## Task instructions
State the number of lines that contain "this", with no other text.

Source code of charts
+ + + + + + +

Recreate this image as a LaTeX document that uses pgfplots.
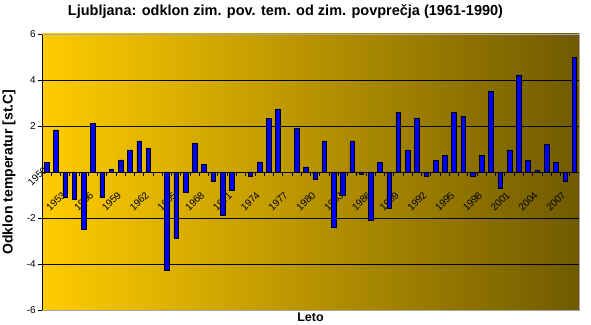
\documentclass[border=0pt]{standalone}
\usepackage{pgfplots}
\pgfplotsset{compat=1.18}
\usepackage{fontspec}
\setmainfont{Liberation Sans}
\definecolor{barblue}{RGB}{0,0,255}
\definecolor{bgleft}{RGB}{255,204,0}
\definecolor{bgright}{RGB}{112,90,0}
\begin{document}
\begin{tikzpicture}
\begin{axis}[
  scale only axis,
  width=537pt, height=276pt,
  xmin=1950.5, xmax=2008.5,
  ymin=-6, ymax=6,
  axis x line=middle,
  axis y line=left,
  x axis line style={-, black, line width=0.8pt},
  y axis line style={-, black, line width=0.8pt},
  axis background/.style={left color=bgleft, right color=bgright},
  ytick={-6,-4,-2,2,4,6},
  ymajorgrids, grid style={black, line width=0.8pt},
  ytick align=outside, major tick length=4pt,
  major y tick style={black, line width=0.8pt},
  /pgf/number format/assume math mode=true,
  yticklabel style={font=\fontsize{10}{12}\selectfont, inner sep=2pt},
  xtick={1953,1956,1959,1962,1965,1968,1971,1974,1977,1980,1983,1986,1989,1992,1995,1998,2001,2004,2007},
  xticklabels={\llap{1953},\llap{1956},\llap{1959},\llap{1962},\llap{1965},\llap{1968},\llap{1971},\llap{1974},\llap{1977},\llap{1980},\llap{1983},\llap{1986},\llap{1989},\llap{1992},\llap{1995},\llap{1998},\llap{2001},\llap{2004},\llap{2007}},
  major x tick style={draw=none},
  minor xtick={1950.5,1951.5,...,2008.5},
  minor x tick style={black, line width=0.8pt},
  minor tick length=4pt,
  xtick align=outside,
  xticklabel style={yshift=-15pt, xshift=-4pt, rotate=45, anchor=north, inner sep=0pt, font=\fontsize{10}{12}\selectfont},
  extra x ticks={1951},
  extra x tick labels={\llap{1950}},
  extra x tick style={tick label style={yshift=25pt}},
  xlabel={Leto},
  xlabel style={at={(rel axis cs:0.5,0)}, anchor=north, inner sep=3pt, font=\bfseries\fontsize{12.5}{14}\selectfont},
  ylabel={Odklon temperatur [st.C]},
  ylabel style={at={(rel axis cs:0,0.5)}, anchor=center, yshift=33pt, font=\bfseries\fontsize{14}{16}\selectfont},
  title={Ljubljana: odklon zim. pov. tem. od zim. povprečja (1961-1990)},
  title style={at={(rel axis cs:0.5,1)}, anchor=center, xshift=-25pt, yshift=16pt, font=\bfseries\fontsize{14.5}{16}\selectfont},
  clip=false,
]
\addplot[ybar, bar width=0.5, fill=barblue, draw=black, line width=0.6pt] coordinates {
(1951,0.43) (1952,1.83) (1953,-1.10) (1954,-1.17) (1955,-2.48) (1956,2.13)
(1957,-1.10) (1958,0.10) (1959,0.53) (1960,0.96) (1961,1.35) (1962,1.04)
(1964,-4.28) (1965,-2.87) (1966,-0.87) (1967,1.23) (1968,0.32)
(1969,-0.40) (1970,-1.88) (1971,-0.78) (1973,-0.18) (1974,0.44)
(1975,2.34) (1976,2.74) (1978,1.91) (1979,0.22) (1980,-0.32)
(1981,1.35) (1982,-2.40) (1983,-1.00) (1984,1.35) (1985,-0.10) (1986,-2.10)
(1987,0.43) (1988,-1.57) (1989,2.60) (1990,0.96) (1991,2.35) (1992,-0.19)
(1993,0.52) (1994,0.73) (1995,2.60) (1996,2.43) (1997,-0.19) (1998,0.73)
(1999,3.50) (2000,-0.70) (2001,0.96) (2002,4.20) (2003,0.52) (2004,0.09)
(2005,1.20) (2006,0.43) (2007,-0.40) (2008,4.99)
};
\draw[gray!70, line width=0.8pt] (rel axis cs:0,1) -- (rel axis cs:1,1) -- (rel axis cs:1,0) -- (rel axis cs:0,0);
\coordinate (bl) at (rel axis cs:0,0);
\coordinate (tr) at (rel axis cs:1,1);
\end{axis}
\pgfresetboundingbox
\path[use as bounding box] ([xshift=-42pt,yshift=-15pt]bl) rectangle ([xshift=12pt,yshift=34pt]tr);
\end{tikzpicture}
\end{document}
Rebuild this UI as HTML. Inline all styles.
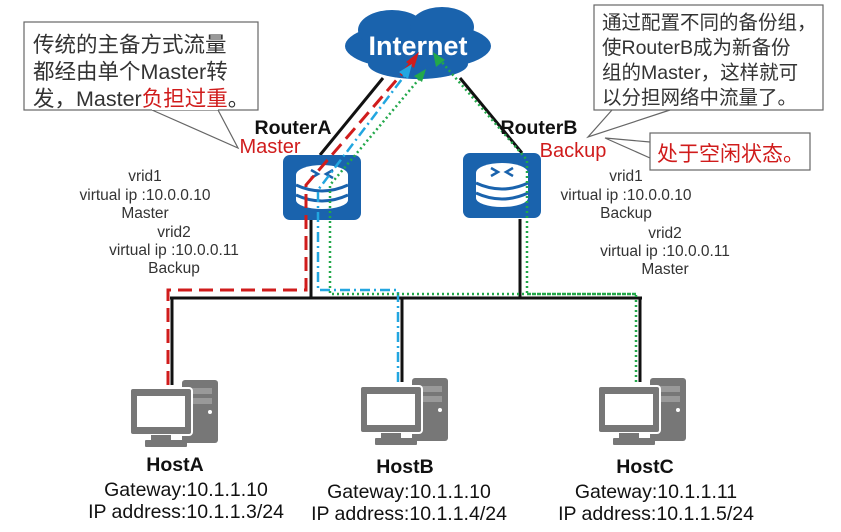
<!DOCTYPE html>
<html><head><meta charset="utf-8"><style>
body{margin:0;background:#fff;}
svg{display:block;}
text{font-family:"Liberation Sans","Noto Sans CJK SC",sans-serif;}
.s{fill:#333;font-size:15.5px;text-anchor:middle;}
.h{fill:#111;font-size:19.5px;text-anchor:middle;}
</style></head><body>
<svg width="841" height="532" viewBox="0 0 841 532" xmlns="http://www.w3.org/2000/svg">
<defs>
<g id="host">
<rect x="52" y="0" width="36" height="63" rx="3" fill="#777"/>
<rect x="60" y="8" width="22" height="6" fill="#999"/>
<rect x="60" y="18" width="22" height="6" fill="#999"/>
<circle cx="80" cy="32" r="2" fill="#fff"/>
<rect x="0" y="8" width="62" height="47" rx="3" fill="#777" stroke="#fff" stroke-width="2"/>
<rect x="7" y="16" width="48" height="31" fill="#fff"/>
<rect x="21" y="55" width="20" height="6" fill="#777"/>
<rect x="15" y="60" width="42" height="7" rx="1" fill="#777"/>
</g>
<g id="router">
<rect x="0" y="0" width="78" height="65" rx="7" fill="#1a63ad"/>
<ellipse cx="39" cy="45" rx="26" ry="9" fill="#fff"/>
<rect x="13" y="20" width="52" height="25" fill="#fff"/>
<ellipse cx="39" cy="20" rx="26" ry="10" fill="#fff"/>
<path d="M13 30 Q39 42 65 30" fill="none" stroke="#1a63ad" stroke-width="3"/>
<path d="M13 40 Q39 52 65 40" fill="none" stroke="#1a63ad" stroke-width="3"/>
<path d="M28 15 l7 4 l-7 4 M50 15 l-7 4 l7 4" fill="none" stroke="#1a63ad" stroke-width="2.5"/>
</g>
</defs>
<!-- cloud -->
<g fill="#1a63ad">
<ellipse cx="418" cy="46" rx="73" ry="24"/>
<ellipse cx="392" cy="30" rx="34" ry="20"/>
<ellipse cx="442" cy="27" rx="32" ry="20"/>
<ellipse cx="418" cy="64" rx="50" ry="15"/>
</g>
<text x="418" y="55" fill="#fff" font-size="27" font-weight="bold" text-anchor="middle">Internet</text>
<!-- black links -->
<g stroke="#111" stroke-width="3" fill="none">
<line x1="383" y1="78" x2="320" y2="155"/>
<line x1="460" y1="78" x2="522" y2="153"/>
<line x1="311" y1="220" x2="311" y2="298"/>
<line x1="520" y1="219" x2="520" y2="298"/>
<line x1="170" y1="298" x2="642" y2="298"/>
<line x1="172" y1="298" x2="172" y2="385"/>
<line x1="402" y1="298" x2="402" y2="382"/>
<line x1="640" y1="298" x2="640" y2="382"/>
</g>
<use href="#router" x="283" y="155"/>
<use href="#router" x="463" y="153"/>
<!-- paths -->
<path d="M168 385 L168 290 L306 290 L306 185 L412 62" fill="none" stroke="#d01c1c" stroke-width="3" stroke-dasharray="14,7"/>
<polygon points="419,52 406,62 414,68" fill="#d01c1c"/>
<path d="M398 382 L398 290 L318 290 L318 190 L405 75" fill="none" stroke="#22a6e0" stroke-width="2.5" stroke-dasharray="10,4,2,4"/>
<polygon points="412,64 399,72 408,79" fill="#22a6e0"/>
<path d="M636 382 L636 294 L330 294 L330 185 L420 78" fill="none" stroke="#22a84a" stroke-width="2.5" stroke-dasharray="2,3"/>
<polygon points="426,69 414,76 422,82" fill="#22a84a"/>
<path d="M636 294 L527 294 L527 160 L440 60" fill="none" stroke="#22a84a" stroke-width="2.5" stroke-dasharray="2,3"/>
<polygon points="433,52 436,67 445,60" fill="#22a84a"/>
<!-- hosts -->
<use href="#host" x="130" y="380"/>
<use href="#host" x="360" y="378"/>
<use href="#host" x="598" y="378"/>
<text x="175" y="471" font-size="19.5" font-weight="bold" fill="#111" text-anchor="middle">HostA</text>
<text x="405" y="473" font-size="19.5" font-weight="bold" fill="#111" text-anchor="middle">HostB</text>
<text x="645" y="473" font-size="19.5" font-weight="bold" fill="#111" text-anchor="middle">HostC</text>
<text x="186" y="496" class="h">Gateway:10.1.1.10</text>
<text x="186" y="518" class="h">IP address:10.1.1.3/24</text>
<text x="409" y="498" class="h">Gateway:10.1.1.10</text>
<text x="409" y="520" class="h">IP address:10.1.1.4/24</text>
<text x="656" y="498" class="h">Gateway:10.1.1.11</text>
<text x="656" y="520" class="h">IP address:10.1.1.5/24</text>
<!-- router labels -->
<text x="293" y="134" font-size="19.5" font-weight="bold" fill="#111" text-anchor="middle">RouterA</text>
<text x="270" y="153" font-size="20" fill="#d01c1c" text-anchor="middle">Master</text>
<text x="539" y="134" font-size="19.5" font-weight="bold" fill="#111" text-anchor="middle">RouterB</text>
<text x="573" y="157" font-size="20" fill="#d01c1c" text-anchor="middle">Backup</text>
<!-- vrid text -->
<text x="145" y="181" class="s">vrid1</text>
<text x="145" y="200" class="s">virtual ip :10.0.0.10</text>
<text x="145" y="218" class="s">Master</text>
<text x="174" y="237" class="s">vrid2</text>
<text x="174" y="255" class="s">virtual ip :10.0.0.11</text>
<text x="174" y="273" class="s">Backup</text>
<text x="626" y="181" class="s">vrid1</text>
<text x="626" y="200" class="s">virtual ip :10.0.0.10</text>
<text x="626" y="218" class="s">Backup</text>
<text x="665" y="238" class="s">vrid2</text>
<text x="665" y="256" class="s">virtual ip :10.0.0.11</text>
<text x="665" y="274" class="s">Master</text>
<!-- callouts -->
<g fill="#fff" stroke="#666" stroke-width="1.2">
<polyline points="152,110 238,148 218,110"/>
<rect x="24" y="22" width="234" height="88"/>
<polyline points="670,110 588,137 612,110"/>
<rect x="594" y="5" width="229" height="105"/>
<polyline points="650,142 605,138 650,158"/>
<rect x="650" y="133" width="160" height="37"/>
</g>
<line x1="218" y1="109" x2="152" y2="109" stroke="#fff" stroke-width="2"/>
<g font-size="21.5" fill="#333">
<text x="33" y="52">传统的主备方式流量</text>
<text x="33" y="79">都经由单个Master转</text>
<text x="33" y="106">发，Master<tspan fill="#d01c1c">负担过重</tspan>。</text>
</g>
<g font-size="19.5" fill="#333">
<text x="602" y="29">通过配置不同的备份组，</text>
<text x="602" y="54">使RouterB成为新备份</text>
<text x="602" y="79">组的Master，这样就可</text>
<text x="602" y="104">以分担网络中流量了。</text>
</g>
<text x="657" y="161" font-size="21" fill="#d01c1c">处于空闲状态。</text>
</svg>
</body></html>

+ + + + + + +

## Full solution
2